WASHINGTON, December 18, 2015. The World Bank Group’s Board of Executive Directors approved today a US$5 million grant focused on job creation in Palestine. The Finance for Jobs project aims at catalyzing private investment in high potential sectors for job creation.
This initial Finance for Jobs Project – which is anticipated to be one in a series - will test the effectiveness of selected financial interventions. This will commence with a matching grant instrument to foster job creation through support to business start-up investment funds currently operating in Palestine. The series of projects will build on lessons learned and achievements over time and will scale-up the design in the direction of the most efficient financing.
“Jobs are among the most pressing issues in Palestine. In the absence of new private sector investment, there is a limited potential for new employment.
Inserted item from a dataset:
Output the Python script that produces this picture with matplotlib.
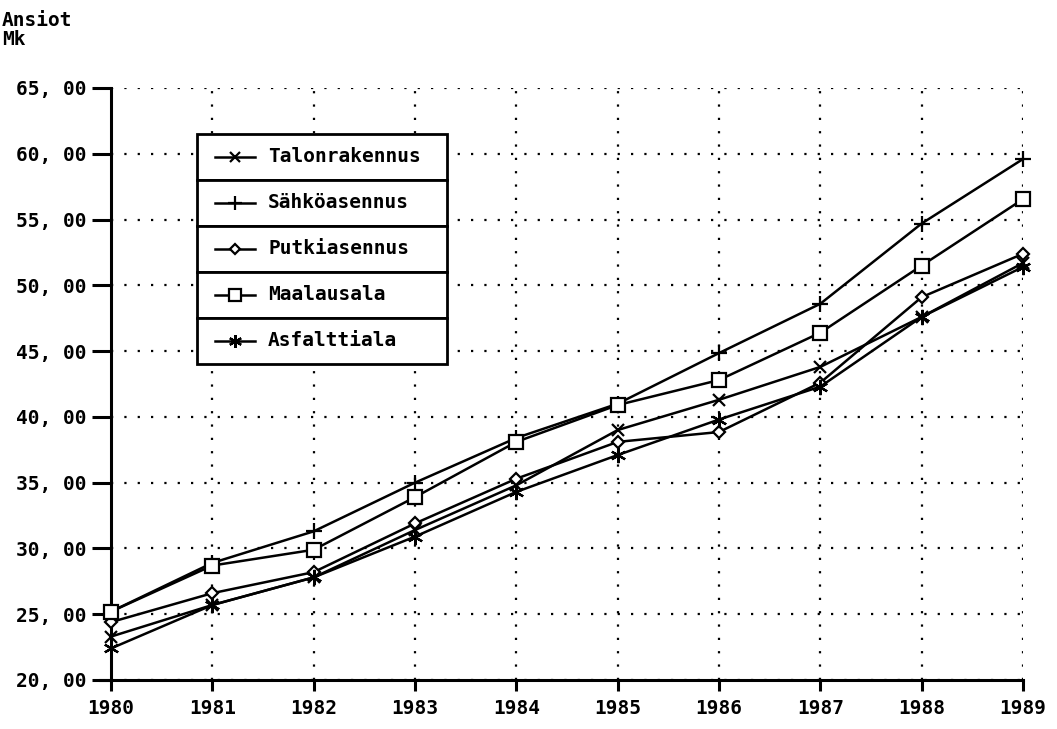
#!/usr/bin/env python3
"""Ansiot (Mk) by trade, 1980-1989."""

import matplotlib
matplotlib.use("Agg")
import matplotlib.pyplot as plt
from matplotlib.patches import Rectangle
from matplotlib.lines import Line2D

years = [1980, 1981, 1982, 1983, 1984, 1985, 1986, 1987, 1988, 1989]
talonrakennus = [23.3, 25.7, 27.8, 31.4, 34.8, 39.0, 41.3, 43.8, 47.6, 51.7]
sahkoasennus = [25.2, 28.9, 31.3, 35.0, 38.4, 41.0, 44.85, 48.6, 54.7, 59.6]
putkiasennus = [24.4, 26.6, 28.2, 31.9, 35.3, 38.1, 38.85, 42.6, 49.1, 52.4]
maalausala = [25.2, 28.7, 29.9, 33.9, 38.1, 40.9, 42.8, 46.4, 51.5, 56.55]
asfalttiala = [22.4, 25.7, 27.8, 30.9, 34.3, 37.1, 39.8, 42.3, 47.6, 51.4]

series = [
    ("Talonrakennus", talonrakennus, "x", 9),
    ("Sähköasennus", sahkoasennus, "+", 12),
    ("Putkiasennus", putkiasennus, "D", 6),
    ("Maalausala", maalausala, "s", 10),
    ("Asfalttiala", asfalttiala, (6, 2, 0), 11),
]
yticks = [20, 25, 30, 35, 40, 45, 50, 55, 60, 65]
ytick_labels = ["20, 00", "25, 00", "30, 00", "35, 00", "40, 00",
                "45, 00", "50, 00", "55, 00", "60, 00", "65, 00"]

font = dict(family="DejaVu Sans Mono", weight="bold", size=14)

fig = plt.figure(figsize=(10.57, 7.29), dpi=100)
ax = fig.add_axes([111 / 1057, 1 - 680 / 729, 912 / 1057, 592 / 729])

for name, vals, mk, ms in series:
    ax.plot(years, vals, color="black", lw=1.8, marker=mk, markersize=ms,
            markerfacecolor="white", markeredgecolor="black", markeredgewidth=1.6,
            clip_on=False, zorder=3)

ax.set_xlim(1980, 1989)
ax.set_ylim(20, 65)
ax.set_xticks(years)
ax.set_xticklabels([str(y) for y in years], fontdict=font)
ax.set_yticks(yticks)
ax.set_yticklabels(ytick_labels, fontdict=font)
ax.grid(True, color="black", linestyle=(0, (1, 5)), linewidth=1.6)
for side in ("top", "right"):
    ax.spines[side].set_visible(False)
for side in ("left", "bottom"):
    ax.spines[side].set_linewidth(2.2)
ax.tick_params(axis="y", length=14, width=2.2, pad=4)
ax.tick_params(axis="x", length=8, width=2.2, pad=6)

# left extension of the x axis
ax.plot([-0.012, 0], [0, 0], transform=ax.transAxes, color="black", lw=2.2, clip_on=False)

fig.text(2 / 1057, 1 - 11 / 729, "Ansiot\nMk", ha="left", va="top",
         linespacing=1.0, **font)

# legend drawn as a boxed table
x0, x1 = (197 - 111) / 912, (447 - 111) / 912
top, row_h = (680 - 134) / 592, 46 / 592
for i, (name, vals, mk, ms) in enumerate(series):
    ytop = top - i * row_h
    ax.add_patch(Rectangle((x0, ytop - row_h), x1 - x0, row_h, transform=ax.transAxes,
                           fill=True, facecolor="white", edgecolor="black", lw=2, zorder=5))
    yc = ytop - row_h / 2
    ax.add_line(Line2D([(215 - 111) / 912, (255 - 111) / 912], [yc, yc], transform=ax.transAxes,
                       color="black", lw=1.8, zorder=6))
    ax.add_line(Line2D([(235 - 111) / 912], [yc], transform=ax.transAxes, marker=mk,
                       markersize=ms * 0.85, markerfacecolor="white", markeredgecolor="black",
                       markeredgewidth=1.6, zorder=7))
    ax.text((268 - 111) / 912, yc, name, transform=ax.transAxes, ha="left", va="center",
            zorder=7, **font)

fig.savefig("out.png", dpi=100)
It is crucial to identify new ways and means to bring sustainable transformational impacts on the livelihoods of the Palestinian people despite the difficult investment climate,” said Steen Lau Steen Lau Jorgensen, World Bank Country Director for West Bank and Gaza.
The Palestinian population continues to grow at an annual rate of 3 percent while a quarter of the Palestinian labor force is unemployed. Amongst Gaza’s youth, the rate exceeds 60 percent. In a context of fragility and conflict, there is a need to mobilize private sector financing and know-how in support of jobs and entrepreneurship. However, the political instability and the continued restrictions on movement, access, and trade subdue the private sector to perform below its potential.
The project will develop a new financing instrument ‘Development Impact Bonds’ to support private sector focused skills development, particularly for youth ages 18–29 years with a targeted share of 30 percent women. The Development Impact Bond is designed to crowd-in private sector financing of skills training. The investors are then remunerated based on achieving specific job-related outcomes. This will foster a closer link between private sector needs and skills supply and bring private sector efficiencies to service delivery. Other financial support will also be investigated as part of the project with a view to increasing new private investment for jobs.
“The Development Impact Bonds will help improve the employment generation. The skills mismatch in the labor market is a key constraint to employment outcomes, especially for youth and women. This new funding model seeks to increase efficiency in program implementation to ensure job creation,” said Abdalwahab Khatib, World Bank Private Sector Development Specialist.
The private sector will benefit of capacity building services and better qualified staff. In addition, the public-private collaboration to facilitate market incentives and new development policies will have social and economic returns – ones that ensure financial stability and promote social inclusion.